• **THE TASK**
Print the lines of the data, starting with the first, up to and including the line where "from matplotlib.lines import Line2D" appears.
BEGIN
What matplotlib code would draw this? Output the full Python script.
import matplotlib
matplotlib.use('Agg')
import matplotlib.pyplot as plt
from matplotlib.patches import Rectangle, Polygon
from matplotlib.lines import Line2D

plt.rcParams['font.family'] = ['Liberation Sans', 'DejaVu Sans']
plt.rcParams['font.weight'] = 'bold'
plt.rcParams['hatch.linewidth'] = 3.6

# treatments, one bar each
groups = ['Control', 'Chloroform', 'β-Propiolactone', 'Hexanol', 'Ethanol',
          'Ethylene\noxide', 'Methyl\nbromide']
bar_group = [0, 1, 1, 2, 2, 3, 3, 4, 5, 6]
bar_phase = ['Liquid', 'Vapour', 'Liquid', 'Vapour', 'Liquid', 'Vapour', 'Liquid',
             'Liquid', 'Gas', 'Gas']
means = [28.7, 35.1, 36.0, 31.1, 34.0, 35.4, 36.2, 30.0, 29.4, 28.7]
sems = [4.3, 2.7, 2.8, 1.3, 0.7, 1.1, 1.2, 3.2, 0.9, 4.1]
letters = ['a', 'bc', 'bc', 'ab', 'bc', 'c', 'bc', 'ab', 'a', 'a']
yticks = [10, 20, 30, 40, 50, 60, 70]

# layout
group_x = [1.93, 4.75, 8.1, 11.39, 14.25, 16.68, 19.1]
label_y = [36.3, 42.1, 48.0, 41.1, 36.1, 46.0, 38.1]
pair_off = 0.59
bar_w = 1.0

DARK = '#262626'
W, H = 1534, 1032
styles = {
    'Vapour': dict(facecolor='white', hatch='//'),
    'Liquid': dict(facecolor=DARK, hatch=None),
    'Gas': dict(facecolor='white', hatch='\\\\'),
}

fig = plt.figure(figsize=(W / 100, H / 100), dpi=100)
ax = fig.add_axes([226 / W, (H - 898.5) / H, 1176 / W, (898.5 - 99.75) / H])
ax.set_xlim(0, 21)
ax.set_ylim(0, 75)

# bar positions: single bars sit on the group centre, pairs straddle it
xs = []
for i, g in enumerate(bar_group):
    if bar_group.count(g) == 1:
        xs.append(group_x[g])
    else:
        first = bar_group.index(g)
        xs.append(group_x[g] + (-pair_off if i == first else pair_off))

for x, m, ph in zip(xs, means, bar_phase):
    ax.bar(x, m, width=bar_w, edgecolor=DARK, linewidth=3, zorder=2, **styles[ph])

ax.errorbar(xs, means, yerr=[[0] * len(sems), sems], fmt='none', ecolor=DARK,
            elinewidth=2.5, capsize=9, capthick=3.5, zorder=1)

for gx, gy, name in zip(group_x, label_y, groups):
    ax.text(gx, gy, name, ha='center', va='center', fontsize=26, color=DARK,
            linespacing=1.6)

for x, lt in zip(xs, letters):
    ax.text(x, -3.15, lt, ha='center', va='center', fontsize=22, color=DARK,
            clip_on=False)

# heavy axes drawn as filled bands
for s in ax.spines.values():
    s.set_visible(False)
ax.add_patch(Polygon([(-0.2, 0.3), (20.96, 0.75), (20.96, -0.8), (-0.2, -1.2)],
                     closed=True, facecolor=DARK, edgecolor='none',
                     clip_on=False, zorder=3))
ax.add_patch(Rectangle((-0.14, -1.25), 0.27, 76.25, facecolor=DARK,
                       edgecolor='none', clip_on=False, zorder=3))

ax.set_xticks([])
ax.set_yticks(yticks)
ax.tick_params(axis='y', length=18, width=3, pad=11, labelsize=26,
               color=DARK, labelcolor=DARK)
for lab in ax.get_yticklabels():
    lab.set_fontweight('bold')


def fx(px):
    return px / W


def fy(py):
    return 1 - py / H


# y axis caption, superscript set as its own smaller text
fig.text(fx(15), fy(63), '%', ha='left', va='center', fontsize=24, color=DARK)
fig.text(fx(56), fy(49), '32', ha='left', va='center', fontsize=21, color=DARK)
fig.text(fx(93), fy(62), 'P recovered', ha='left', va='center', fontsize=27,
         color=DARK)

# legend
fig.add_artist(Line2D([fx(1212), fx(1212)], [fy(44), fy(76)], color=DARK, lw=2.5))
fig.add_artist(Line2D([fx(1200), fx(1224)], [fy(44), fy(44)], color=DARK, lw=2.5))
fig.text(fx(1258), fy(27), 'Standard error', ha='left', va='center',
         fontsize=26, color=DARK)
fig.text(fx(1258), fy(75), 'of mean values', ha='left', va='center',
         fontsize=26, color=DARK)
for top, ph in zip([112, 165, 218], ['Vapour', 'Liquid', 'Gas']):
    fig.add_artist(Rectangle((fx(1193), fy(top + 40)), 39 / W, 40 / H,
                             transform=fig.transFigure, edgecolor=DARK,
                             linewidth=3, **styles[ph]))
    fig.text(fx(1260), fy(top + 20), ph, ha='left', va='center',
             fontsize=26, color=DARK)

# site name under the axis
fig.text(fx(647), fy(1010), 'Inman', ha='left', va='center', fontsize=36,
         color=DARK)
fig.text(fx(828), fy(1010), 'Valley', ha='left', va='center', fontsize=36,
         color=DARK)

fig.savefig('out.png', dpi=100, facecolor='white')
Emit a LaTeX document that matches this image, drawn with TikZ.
END
• **SOLUTION FOR THIS EXERCISE**
What matplotlib code would draw this? Output the full Python script.
import matplotlib
matplotlib.use('Agg')
import matplotlib.pyplot as plt
from matplotlib.patches import Rectangle, Polygon
from matplotlib.lines import Line2D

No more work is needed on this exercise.